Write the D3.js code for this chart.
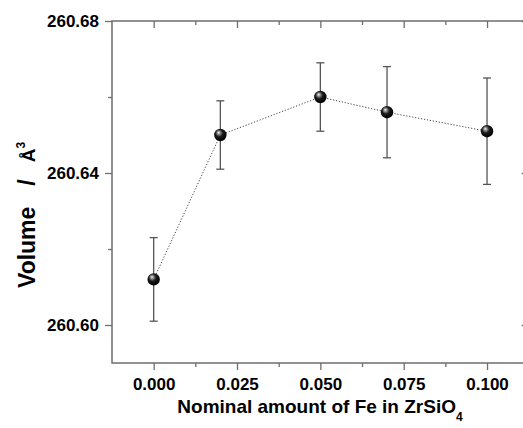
<!DOCTYPE html>
<html>
<head>
<meta charset="utf-8">
<script src="https://cdn.jsdelivr.net/npm/d3@7"></script>
<style>
body{margin:0;background:#fff}
text{font-family:"Liberation Sans",Arial,sans-serif;font-weight:bold;fill:#000}
</style>
</head>
<body>
<svg id="chart" width="523" height="428"></svg>
<script>
// data
var feAmount = [0.000, 0.020, 0.050, 0.070, 0.100];
var volume = [260.612, 260.650, 260.660, 260.656, 260.651];
var volumeErr = [0.011, 0.009, 0.009, 0.012, 0.014];

var xTicks = [0.000, 0.025, 0.050, 0.075, 0.100];
var xMinor = [0.0125, 0.0375, 0.0625, 0.0875];
var yTicks = [260.60, 260.64, 260.68];
var yMinor = [260.62, 260.66];

var svg = d3.select("#chart");
var pLeft = 112, pRight = 528.7, pTop = 21, pBottom = 363;

var x = d3.scaleLinear().domain([-0.0125, 0.1125]).range([pLeft, pRight]);
var y = d3.scaleLinear().domain([260.59, 260.68]).range([pBottom, pTop]);

var axisCol = "#6e6e6e";

// gradient for the shiny balls
var grad = svg.append("defs").append("radialGradient")
    .attr("id","ball").attr("cx","45%").attr("cy","40%").attr("r","60%")
    .attr("fx","35%").attr("fy","30%");
grad.append("stop").attr("offset","0%").attr("stop-color","#f4f4f4");
grad.append("stop").attr("offset","22%").attr("stop-color","#8a8a8a");
grad.append("stop").attr("offset","50%").attr("stop-color","#1a1a1a");
grad.append("stop").attr("offset","100%").attr("stop-color","#000");

function styleAxis(g){
    g.select(".domain").remove();
    g.selectAll(".tick line").attr("stroke",axisCol).attr("stroke-width",1.3);
    g.selectAll(".tick text").style("font-size","17px").attr("fill","#000");
}

// bottom
svg.append("g").attr("transform","translate(0,"+pBottom+")")
    .call(d3.axisBottom(x).tickValues(xTicks).tickSize(7).tickPadding(8).tickFormat(d3.format(".3f")))
    .call(styleAxis);
svg.append("g").attr("transform","translate(0,"+pBottom+")")
    .call(d3.axisBottom(x).tickValues(xMinor).tickSize(4).tickFormat(""))
    .call(styleAxis);
// top (inward)
svg.append("g").attr("transform","translate(0,"+pTop+")")
    .call(d3.axisTop(x).tickValues(xTicks).tickSize(-7).tickFormat(""))
    .call(styleAxis);
svg.append("g").attr("transform","translate(0,"+pTop+")")
    .call(d3.axisTop(x).tickValues(xMinor).tickSize(-4).tickFormat(""))
    .call(styleAxis);
// left
svg.append("g").attr("transform","translate("+pLeft+",0)")
    .call(d3.axisLeft(y).tickValues(yTicks).tickSize(7).tickPadding(6).tickFormat(d3.format(".2f")))
    .call(styleAxis);
svg.append("g").attr("transform","translate("+pLeft+",0)")
    .call(d3.axisLeft(y).tickValues(yMinor).tickSize(4).tickFormat(""))
    .call(styleAxis);
// right (inward)
svg.append("g").attr("transform","translate("+pRight+",0)")
    .call(d3.axisRight(y).tickValues(yTicks).tickSize(-7).tickFormat(""))
    .call(styleAxis);
svg.append("g").attr("transform","translate("+pRight+",0)")
    .call(d3.axisRight(y).tickValues(yMinor).tickSize(-4).tickFormat(""))
    .call(styleAxis);

// frame
svg.append("rect").attr("x",pLeft).attr("y",pTop)
    .attr("width",pRight-pLeft).attr("height",pBottom-pTop)
    .attr("fill","none").attr("stroke",axisCol).attr("stroke-width",1.5);

var pts = feAmount.map(function(d,i){ return {x:d, v:volume[i], e:volumeErr[i]}; });

// dotted connecting line
svg.append("path").datum(pts)
    .attr("d", d3.line().x(function(d){return x(d.x);}).y(function(d){return y(d.v);}))
    .attr("fill","none").attr("stroke","#444").attr("stroke-width",1)
    .attr("stroke-dasharray","1.2,1.8");

// error bars
var eb = svg.append("g").attr("stroke","#555").attr("stroke-width",1.3);
eb.selectAll(".stem").data(pts).enter().append("line")
    .attr("x1",function(d){return x(d.x);}).attr("x2",function(d){return x(d.x);})
    .attr("y1",function(d){return y(d.v+d.e);}).attr("y2",function(d){return y(d.v-d.e);});
eb.selectAll(".capT").data(pts).enter().append("line")
    .attr("x1",function(d){return x(d.x)-4;}).attr("x2",function(d){return x(d.x)+4;})
    .attr("y1",function(d){return y(d.v+d.e);}).attr("y2",function(d){return y(d.v+d.e);});
eb.selectAll(".capB").data(pts).enter().append("line")
    .attr("x1",function(d){return x(d.x)-4;}).attr("x2",function(d){return x(d.x)+4;})
    .attr("y1",function(d){return y(d.v-d.e);}).attr("y2",function(d){return y(d.v-d.e);});

// balls
svg.selectAll(".ball").data(pts).enter().append("circle")
    .attr("cx",function(d){return x(d.x);})
    .attr("cy",function(d){return y(d.v);})
    .attr("r",6.2)
    .attr("fill","url(#ball)");

// x title
var xt = svg.append("text").attr("x",320).attr("y",413)
    .attr("text-anchor","middle").style("font-size","19px");
xt.append("tspan").text("Nominal amount of Fe in ZrSiO");
xt.append("tspan").attr("dy",8).style("font-size","12px").text("4");

// y title
var yt = svg.append("text").attr("transform","translate(35,288) rotate(-90)")
    .attr("text-anchor","start").style("font-size","23px");
yt.append("tspan").text("Volume");
yt.append("tspan").attr("dx",21).text("/");
yt.append("tspan").attr("dx",17).style("font-size","19px").text("Å");
yt.append("tspan").attr("dy",-10).style("font-size","12px").text("3");
</script>
</body>
</html>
****************
▶ _WHAT YOU HAVE TO DO_
Give all the lines above again, character for character, without pictures.

▶ _SOLUTION FOR THIS TASK_
Write the D3.js code for this chart.
<!DOCTYPE html>
<html>
<head>
<meta charset="utf-8">
<script src="https://cdn.jsdelivr.net/npm/d3@7"></script>
<style>
body{margin:0;background:#fff}
text{font-family:"Liberation Sans",Arial,sans-serif;font-weight:bold;fill:#000}
</style>
</head>
<body>
<svg id="chart" width="523" height="428"></svg>
<script>
// data
var feAmount = [0.000, 0.020, 0.050, 0.070, 0.100];
var volume = [260.612, 260.650, 260.660, 260.656, 260.651];
var volumeErr = [0.011, 0.009, 0.009, 0.012, 0.014];

var xTicks = [0.000, 0.025, 0.050, 0.075, 0.100];
var xMinor = [0.0125, 0.0375, 0.0625, 0.0875];
var yTicks = [260.60, 260.64, 260.68];
var yMinor = [260.62, 260.66];

var svg = d3.select("#chart");
var pLeft = 112, pRight = 528.7, pTop = 21, pBottom = 363;

var x = d3.scaleLinear().domain([-0.0125, 0.1125]).range([pLeft, pRight]);
var y = d3.scaleLinear().domain([260.59, 260.68]).range([pBottom, pTop]);

var axisCol = "#6e6e6e";

// gradient for the shiny balls
var grad = svg.append("defs").append("radialGradient")
    .attr("id","ball").attr("cx","45%").attr("cy","40%").attr("r","60%")
    .attr("fx","35%").attr("fy","30%");
grad.append("stop").attr("offset","0%").attr("stop-color","#f4f4f4");
grad.append("stop").attr("offset","22%").attr("stop-color","#8a8a8a");
grad.append("stop").attr("offset","50%").attr("stop-color","#1a1a1a");
grad.append("stop").attr("offset","100%").attr("stop-color","#000");

function styleAxis(g){
    g.select(".domain").remove();
    g.selectAll(".tick line").attr("stroke",axisCol).attr("stroke-width",1.3);
    g.selectAll(".tick text").style("font-size","17px").attr("fill","#000");
}

// bottom
svg.append("g").attr("transform","translate(0,"+pBottom+")")
    .call(d3.axisBottom(x).tickValues(xTicks).tickSize(7).tickPadding(8).tickFormat(d3.format(".3f")))
    .call(styleAxis);
svg.append("g").attr("transform","translate(0,"+pBottom+")")
    .call(d3.axisBottom(x).tickValues(xMinor).tickSize(4).tickFormat(""))
    .call(styleAxis);
// top (inward)
svg.append("g").attr("transform","translate(0,"+pTop+")")
    .call(d3.axisTop(x).tickValues(xTicks).tickSize(-7).tickFormat(""))
    .call(styleAxis);
svg.append("g").attr("transform","translate(0,"+pTop+")")
    .call(d3.axisTop(x).tickValues(xMinor).tickSize(-4).tickFormat(""))
    .call(styleAxis);
// left
svg.append("g").attr("transform","translate("+pLeft+",0)")
    .call(d3.axisLeft(y).tickValues(yTicks).tickSize(7).tickPadding(6).tickFormat(d3.format(".2f")))
    .call(styleAxis);
svg.append("g").attr("transform","translate("+pLeft+",0)")
    .call(d3.axisLeft(y).tickValues(yMinor).tickSize(4).tickFormat(""))
    .call(styleAxis);
// right (inward)
svg.append("g").attr("transform","translate("+pRight+",0)")
    .call(d3.axisRight(y).tickValues(yTicks).tickSize(-7).tickFormat(""))
    .call(styleAxis);
svg.append("g").attr("transform","translate("+pRight+",0)")
    .call(d3.axisRight(y).tickValues(yMinor).tickSize(-4).tickFormat(""))
    .call(styleAxis);

// frame
svg.append("rect").attr("x",pLeft).attr("y",pTop)
    .attr("width",pRight-pLeft).attr("height",pBottom-pTop)
    .attr("fill","none").attr("stroke",axisCol).attr("stroke-width",1.5);

var pts = feAmount.map(function(d,i){ return {x:d, v:volume[i], e:volumeErr[i]}; });

// dotted connecting line
svg.append("path").datum(pts)
    .attr("d", d3.line().x(function(d){return x(d.x);}).y(function(d){return y(d.v);}))
    .attr("fill","none").attr("stroke","#444").attr("stroke-width",1)
    .attr("stroke-dasharray","1.2,1.8");

// error bars
var eb = svg.append("g").attr("stroke","#555").attr("stroke-width",1.3);
eb.selectAll(".stem").data(pts).enter().append("line")
    .attr("x1",function(d){return x(d.x);}).attr("x2",function(d){return x(d.x);})
    .attr("y1",function(d){return y(d.v+d.e);}).attr("y2",function(d){return y(d.v-d.e);});
eb.selectAll(".capT").data(pts).enter().append("line")
    .attr("x1",function(d){return x(d.x)-4;}).attr("x2",function(d){return x(d.x)+4;})
    .attr("y1",function(d){return y(d.v+d.e);}).attr("y2",function(d){return y(d.v+d.e);});
eb.selectAll(".capB").data(pts).enter().append("line")
    .attr("x1",function(d){return x(d.x)-4;}).attr("x2",function(d){return x(d.x)+4;})
    .attr("y1",function(d){return y(d.v-d.e);}).attr("y2",function(d){return y(d.v-d.e);});

// balls
svg.selectAll(".ball").data(pts).enter().append("circle")
    .attr("cx",function(d){return x(d.x);})
    .attr("cy",function(d){return y(d.v);})
    .attr("r",6.2)
    .attr("fill","url(#ball)");

// x title
var xt = svg.append("text").attr("x",320).attr("y",413)
    .attr("text-anchor","middle").style("font-size","19px");
xt.append("tspan").text("Nominal amount of Fe in ZrSiO");
xt.append("tspan").attr("dy",8).style("font-size","12px").text("4");

// y title
var yt = svg.append("text").attr("transform","translate(35,288) rotate(-90)")
    .attr("text-anchor","start").style("font-size","23px");
yt.append("tspan").text("Volume");
yt.append("tspan").attr("dx",21).text("/");
yt.append("tspan").attr("dx",17).style("font-size","19px").text("Å");
yt.append("tspan").attr("dy",-10).style("font-size","12px").text("3");
</script>
</body>
</html>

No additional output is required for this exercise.